Balough gave examples of the kind of performance boost that might be expected. "Critical paths govern performance," he asserted. "In a conventional architecture, the critical path may be performance limited and have a maximum speed of 286MHz. When Hyper-Registers were put into the routing, performance was boosted to 833MHz." But he accepted there may not always be performance benefits. "There will be parts of a design that can't take advantage of HyperFlex. However, those that can boost the clock speed, for example, will fit into a smaller area. If the clock can be doubled and the design doesn't need extra performance, you could halve the bus width, which means half the FPGA area and no static power penalty."

While the FPGA die will be produced on Intel's 14nm process, other elements of Stratix 10 devices may be manufactured on slightly older nodes. "For the moment," Balough said, "tiles will be made on a 20nm process, allowing some IP reuse. However, that might change in the future."

The system in package approach of Stratix 10 is enabled by Intel's Embedded Multi die Interconnect Bridge technology – or EMIB for short. According to Altera, this provides higher performance, reduced complexity, lower cost and enhanced signal integrity compared to interposer based approaches.

"EMIB does two things," Balough pointed out. "By allowing modularity, we can use the full reticle; it's one of the ways we have got to 5.5m LEs and is an alternative to silicon interposers."

EMIB, a small piece of silicon embedded in the package substrate, provides dedicated interconnect between dice and brings design flexibility to Altera (see fig 2). "We have a range of customers wanting a range of transceiver speeds, interface protocols and modulation schemes," Balough said. "The challenge then comes in our planning process. Because Intel's 14nm process needs about 70 mask steps, being able to modularise the transceiver aspect of the design is a benefit."

EMIB is also likely to allow Altera to add in such 'tiles' as analogue, memory and ASIC, but also dice manufactured on a range of appropriate technologies. One strong possibility is a tile which supports optical communication, although no plans have been made public.

"But it's the software which is the real magic," Balough pointed out. "We have done a significant overhaul of Quartus II, adding a new hierarchical database, a new placer and a new analytical core. This is not only about reducing the compile time, but also about attacking the number of design iterations."

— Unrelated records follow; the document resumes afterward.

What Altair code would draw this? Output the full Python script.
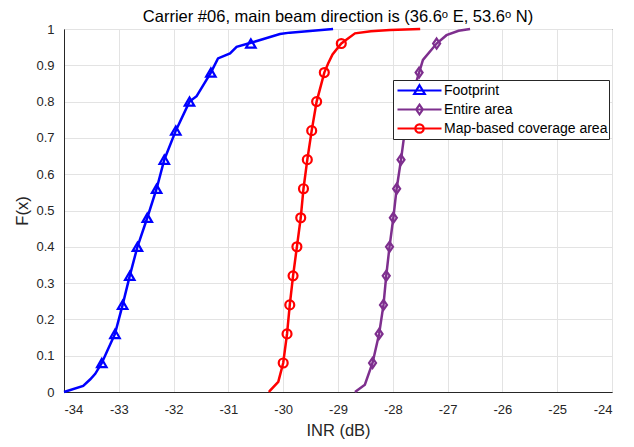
import altair as alt
import pandas as pd

series = ["Footprint", "Entire area", "Map-based coverage area"]
colors = ["#0000FF", "#7E2F8E", "#FF0000"]

# Footprint curve
fp_x = [-34.00, -33.65, -33.52, -33.43, -33.31, -33.22, -33.07, -32.93, -32.80, -32.66, -32.48, -32.31,
        -32.17, -31.96, -31.71, -31.58, -31.32, -31.19, -30.97, -30.85, -30.59, -30.06, -29.88, -29.09]
fp_F = [0.0, 0.017, 0.035, 0.05, 0.08, 0.11, 0.16, 0.24, 0.32, 0.40, 0.48, 0.56,
        0.64, 0.72, 0.80, 0.815, 0.88, 0.919, 0.933, 0.951, 0.962, 0.986, 0.99, 1.0]

# Entire area curve
ea_x = [-28.69, -28.51, -28.37, -28.25, -28.17, -28.12, -28.06, -27.99, -27.93, -27.85, -27.78, -27.68,
        -27.52, -27.45, -27.20, -27.02, -26.80, -26.59]
ea_F = [0.0, 0.02, 0.08, 0.16, 0.24, 0.32, 0.40, 0.48, 0.56, 0.64, 0.72, 0.80,
        0.88, 0.915, 0.96, 0.983, 0.995, 1.0]

# Map-based coverage area curve
mb_x = [-30.26, -30.24, -30.09, -30.00, -29.93, -29.88, -29.82, -29.75, -29.68, -29.63, -29.56, -29.48,
        -29.39, -29.25, -29.18, -29.10, -28.94, -28.69, -28.40, -28.05, -27.50]
mb_F = [0.0, 0.004, 0.028, 0.08, 0.16, 0.24, 0.32, 0.40, 0.48, 0.56, 0.64, 0.72,
        0.80, 0.88, 0.905, 0.93, 0.96, 0.988, 0.994, 0.997, 1.0]

# Marker positions
marker_F = [0.08, 0.16, 0.24, 0.32, 0.40, 0.48, 0.56, 0.64, 0.72, 0.80, 0.88, 0.96]
fp_mx = [-33.31, -33.07, -32.93, -32.80, -32.66, -32.48, -32.31, -32.17, -31.96, -31.71, -31.32, -30.59]
ea_mx = [-28.37, -28.25, -28.17, -28.12, -28.06, -27.99, -27.93, -27.85, -27.78, -27.68, -27.52, -27.20]
mb_mx = [-30.00, -29.93, -29.88, -29.82, -29.75, -29.68, -29.63, -29.56, -29.48, -29.39, -29.25, -28.94]

x_ticks = [-34, -33, -32, -31, -30, -29, -28, -27, -26, -25, -24]
y_ticks = [0, 0.1, 0.2, 0.3, 0.4, 0.5, 0.6, 0.7, 0.8, 0.9, 1]

title_text = "Carrier #06, main beam direction is (36.6\u1d52 E, 53.6\u1d52 N)"

FONT = "Liberation Sans"

x_enc = alt.X("x:Q", scale=alt.Scale(domain=[-34, -24], nice=False, zero=False),
              axis=alt.Axis(values=x_ticks, title="INR (dB)", labelExpr="toString(datum.value)",
                            labelPadding=11, titlePadding=6, labelOverlap=False))
y_enc = alt.Y("F:Q", scale=alt.Scale(domain=[0, 1], nice=False),
              axis=alt.Axis(values=y_ticks, title="F(x)", labelExpr="toString(datum.value)",
                            labelPadding=10, titlePadding=5, labelOverlap=False))

def line_layer(xs, fs, color):
    df = pd.DataFrame({"x": xs, "F": fs, "idx": list(range(len(xs)))})
    return alt.Chart(df).mark_line(strokeWidth=2.5, color=color).encode(
        x=x_enc, y=y_enc, order=alt.Order("idx:Q"))

def marker_layer(xs, shape, size, color):
    df = pd.DataFrame({"x": xs, "F": marker_F})
    return alt.Chart(df).mark_point(shape=shape, filled=False, strokeWidth=2.2, size=size,
                                    color=color, opacity=1).encode(x=x_enc, y=y_enc)

diamond_path = "M0,-1L0.7,0L0,1L-0.7,0Z"

l_fp = line_layer(fp_x, fp_F, colors[0])
l_ea = line_layer(ea_x, ea_F, colors[1])
l_mb = line_layer(mb_x, mb_F, colors[2])
m_fp = marker_layer(fp_mx, "triangle-up", 90, colors[0])
m_ea = marker_layer(ea_mx, diamond_path, 100, colors[1])
m_mb = marker_layer(mb_mx, "circle", 80, colors[2])

legend_paths = [
    "M-1,0H1M0,-0.24L0.24,0.16L-0.24,0.16Z",
    "M-1,0H1M0,-0.22L0.15,0L0,0.22L-0.15,0Z",
    "M-1,0H1M0.19,0A0.19,0.19,0,1,1,-0.19,0A0.19,0.19,0,1,1,0.19,0Z",
]

legend_df = pd.DataFrame({"series": series, "x": [-34.0] * 3, "F": [0.0] * 3})
legend_layer = alt.Chart(legend_df).mark_point(filled=False, opacity=0, strokeWidth=2).encode(
    x=x_enc, y=y_enc,
    color=alt.Color("series:N", scale=alt.Scale(domain=series, range=colors),
                    legend=alt.Legend(title=None, orient="none", legendX=329, legendY=51,
                                      symbolSize=1936, symbolStrokeWidth=2.2, symbolOpacity=1,
                                      labelFont=FONT, labelFontSize=14, labelColor="#000000",
                                      labelLimit=300, labelOffset=1, symbolOffset=2,
                                      fillColor="#FFFFFF", strokeColor="#262626",
                                      padding=1, clipHeight=19, rowPadding=0, cornerRadius=0)),
    shape=alt.Shape("series:N", scale=alt.Scale(domain=series, range=legend_paths)),
)

chart = alt.layer(l_fp, m_fp, l_ea, m_ea, l_mb, m_mb, legend_layer).properties(
    width=548, height=363,
    padding={"left": 56, "top": 21, "right": 10, "bottom": 47},
    autosize=alt.AutoSizeParams(type="none"),
    title=alt.TitleParams(text=title_text, font=FONT, fontSize=16.5, fontWeight="normal",
                          color="#000000", anchor="middle", offset=-2),
).configure_view(
    stroke="#262626", strokeWidth=1
).configure_axis(
    grid=True, gridColor="#E3E3E3", gridWidth=1,
    domainColor="#262626", domainWidth=1,
    ticks=False, tickSize=0,
    labelFont=FONT, labelFontSize=13, labelColor="#262626",
    titleFont=FONT, titleFontSize=16.5, titleFontWeight="normal", titleColor="#262626",
)

chart.save("out.html", embed_options={"renderer": "svg", "actions": False})
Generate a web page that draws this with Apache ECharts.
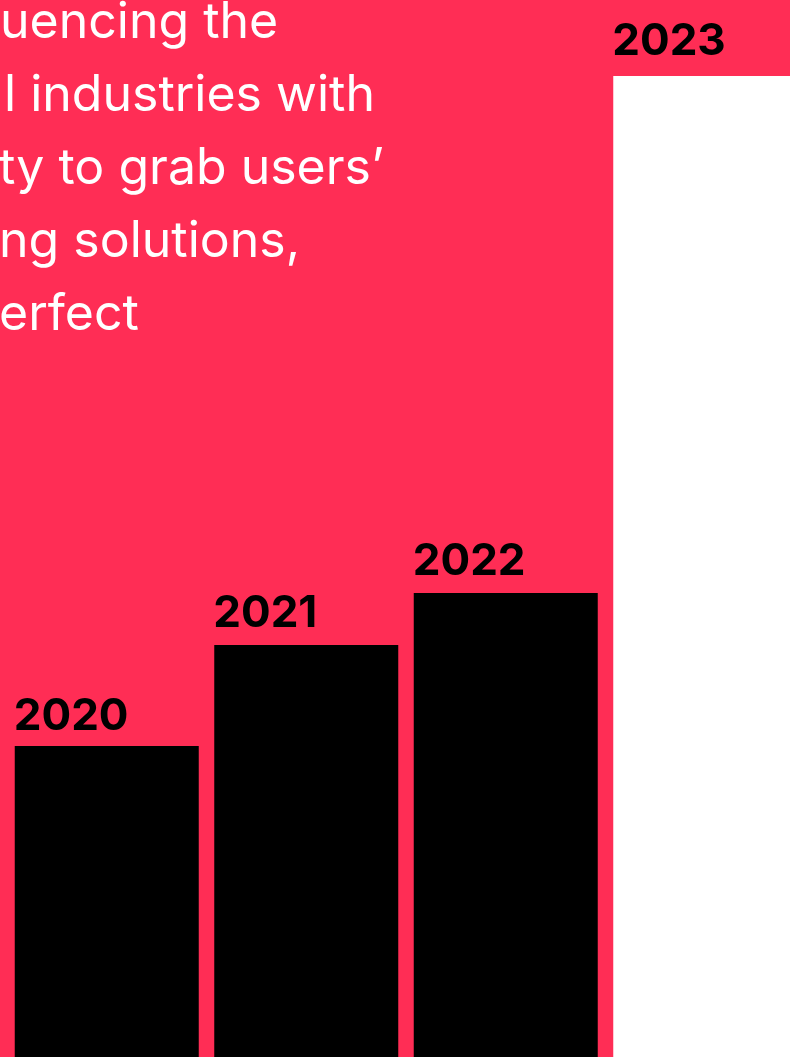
<!DOCTYPE html>
<html>
<head>
<meta charset="utf-8">
<script src="https://cdn.jsdelivr.net/npm/echarts@6/dist/echarts.min.js"></script>
<style>
html, body { margin: 0; padding: 0; background: #ff2d55; }
#myChart { width: 790px; height: 1057px; }
</style>
</head>
<body>
<div id="myChart"></div>
<script>
// data (bar heights in px of a 1000 px axis)
const years = ['2020', '2021', '2022', '2023']
const values = [311, 412, 464, 981]
const barColors = ['#000000', '#000000', '#000000', '#ffffff']

// visible (left-cropped) paragraph lines
const textLines = ['uencing the', 'l industries with', 'ty to grab users’', 'ng solutions,', 'erfect']
const textX = [0, 4, -1, -1, -1]

// small per-label vertical nudges (px above bar top)
const labelLift = [29, 31, 31, 34]

const myChart = echarts.init(document.getElementById('myChart'))
myChart.setOption({
  backgroundColor: '#ff2d55',
  animation: false,
  grid: {
    left: 7,
    width: 798,
    top: 57,
    bottom: 0,
    outerBoundsMode: 'none'
  },
  xAxis: {
    type: 'category',
    data: years,
    show: false
  },
  yAxis: {
    type: 'value',
    min: 0,
    max: 1000,
    show: false
  },
  graphic: textLines.map(function(line, i) {
    return {
      type: 'text',
      x: textX[i],
      y: 23 + i * 73,
      style: {
        text: line,
        fill: '#ffffff',
        font: '400 50px Inter',
        verticalAlign: 'middle'
      }
    }
  }),
  series: [
    {
      type: 'bar',
      barWidth: 184,
      data: values.map(function(v, i) {
        return {
          value: v,
          itemStyle: { color: barColors[i] },
          label: { position: [-1, -labelLift[i]] }
        }
      }),
      label: {
        show: true,
        formatter: function(p) { return p.name },
        align: 'left',
        verticalAlign: 'middle',
        color: '#000000',
        fontFamily: 'Inter',
        fontWeight: 700,
        fontSize: 44
      }
    }
  ]
})
</script>
</body>
</html>
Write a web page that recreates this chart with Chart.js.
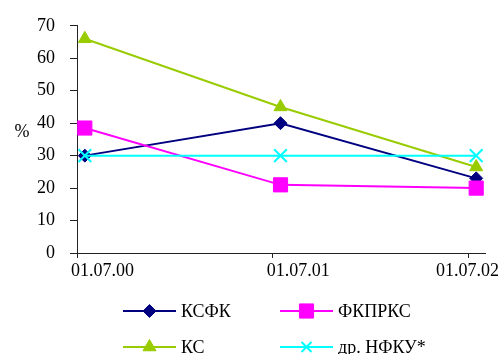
<!DOCTYPE html>
<html lang="ru">
<head>
<meta charset="UTF-8">
<title>Доли, %</title>
<script src="https://cdn.jsdelivr.net/npm/chart.js"></script>
<style>
  html, body { margin: 0; padding: 0; background: #fff; }
  #wrap { width: 499px; height: 354px; }
</style>
</head>
<body>
<div id="wrap"><canvas id="grafik"></canvas></div>
<script>
// данные с графика
const dates = ['01.07.00', '01.07.01', '01.07.02'];
const ksfk = [30, 40, 23];
const fkprks = [38.5, 21, 20];
const ks = [66, 45, 26.5];
const nfku = [30, 30, 30];
const yTicks = [0, 10, 20, 30, 40, 50, 60, 70];

// точки стоят чуть правее делений оси
const shift = 0.04;
const pts = arr => arr.map((v, i) => ({ x: i + shift, y: v }));

Chart.defaults.font.family = '"Liberation Serif", "Times New Roman", serif';
Chart.defaults.font.size = 18;
Chart.defaults.color = '#000';

// подписи оси X, знак % и легенда
const extras = {
  id: 'extras',
  afterDraw(chart) {
    const ctx = chart.ctx;
    const xs = chart.scales.x;
    ctx.save();
    ctx.font = '18px "Liberation Serif"';
    ctx.fillStyle = '#000';
    ctx.textBaseline = 'middle';
    ctx.textAlign = 'left';
    dates.forEach((d, i) => {
      const w = ctx.measureText(d).width;
      const left = Math.min(xs.getPixelForValue(i) - 6, chart.width - w);
      ctx.fillText(d, left, xs.top + 18);
    });

    ctx.textAlign = 'center';
    ctx.fillText('%', 22, 132);

    const cols = [123, 280];
    const rows = [311, 347];
    chart.data.datasets.forEach((ds, i) => {
      const x0 = cols[i % 2];
      const y0 = rows[Math.floor(i / 2)];
      ctx.strokeStyle = ds.borderColor;
      ctx.lineWidth = 2;
      ctx.beginPath();
      ctx.moveTo(x0, y0);
      ctx.lineTo(x0 + 53, y0);
      ctx.stroke();
      ctx.fillStyle = ds.pointBackgroundColor;
      ctx.strokeStyle = ds.pointBorderColor;
      ctx.lineWidth = ds.pointBorderWidth;
      Chart.helpers.drawPoint(ctx, {
        pointStyle: ds.pointStyle,
        radius: ds.pointStyle === 'crossRot' ? 7 : ds.pointRadius,
        rotation: 0,
        borderWidth: ds.pointBorderWidth
      }, x0 + 26.5, y0);
      ctx.fillStyle = '#000';
      ctx.textAlign = 'left';
      ctx.fillText(ds.label, x0 + 58, y0 + 1);
    });
    ctx.restore();
  }
};

const ctx = document.getElementById('grafik').getContext('2d');
new Chart(ctx, {
  type: 'line',
  data: {
    datasets: [
      {
        label: 'КСФК',
        data: pts(ksfk),
        borderColor: '#000080',
        borderWidth: 2,
        pointStyle: 'rectRot',
        pointRadius: 6.5,
        pointBackgroundColor: '#000080',
        pointBorderColor: '#000080',
        pointBorderWidth: 1,
        order: 4
      },
      {
        label: 'ФКПРКС',
        data: pts(fkprks),
        borderColor: '#ff00ff',
        borderWidth: 2,
        pointStyle: 'rect',
        pointRadius: 10,
        pointBackgroundColor: '#ff00ff',
        pointBorderColor: '#ff00ff',
        pointBorderWidth: 1,
        order: 3
      },
      {
        label: 'КС',
        data: pts(ks),
        borderColor: '#99cc00',
        borderWidth: 2,
        pointStyle: 'triangle',
        pointRadius: 7.5,
        pointBackgroundColor: '#99cc00',
        pointBorderColor: '#99cc00',
        pointBorderWidth: 1,
        order: 2
      },
      {
        label: 'др. НФКУ*',
        data: pts(nfku),
        borderColor: '#00ffff',
        borderWidth: 2,
        pointStyle: 'crossRot',
        pointRadius: 9,
        pointBackgroundColor: '#00ffff',
        pointBorderColor: '#00ffff',
        pointBorderWidth: 2,
        order: 1
      }
    ]
  },
  options: {
    responsive: true,
    maintainAspectRatio: false,
    animation: false,
    layout: { padding: { top: 23, right: 14, left: 0, bottom: 0 } },
    plugins: {
      legend: { display: false },
      tooltip: { enabled: false }
    },
    scales: {
      x: {
        type: 'linear',
        min: 0,
        max: 2.085,
        afterBuildTicks: s => { s.ticks = dates.map((d, i) => ({ value: i })); },
        afterFit: s => { s.height = 101; },
        ticks: { display: false },
        grid: { drawOnChartArea: false, drawTicks: true, tickLength: 5, color: '#222' },
        border: { color: '#222', width: 1 }
      },
      y: {
        min: 0,
        max: 70,
        afterBuildTicks: s => { s.ticks = yTicks.map(v => ({ value: v })); },
        afterFit: s => { s.width = 77; },
        ticks: { padding: 15, color: '#000' },
        grid: { drawOnChartArea: false, drawTicks: true, tickLength: 7, color: '#222' },
        border: { color: '#222', width: 1 }
      }
    }
  },
  plugins: [extras]
});
</script>
</body>
</html>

Altera currently is planning to offer Stratix 10 with capacities ranging from 480k to 5.5m LEs. It will also offer GX and SX variants. GX devices are aimed at high bandwidth applications, while SX parts will feature a quad core Cortex-A53 hard processor system running at up to 1.5GHz. "Communications is about half of Altera's business," Balough concluded, "We're bring system integration for more control, more transceivers for more throughput, more efficiency and more functionality in a smaller space."

Initial shipments of Stratix 10 parts are planned for Q4 of 2015.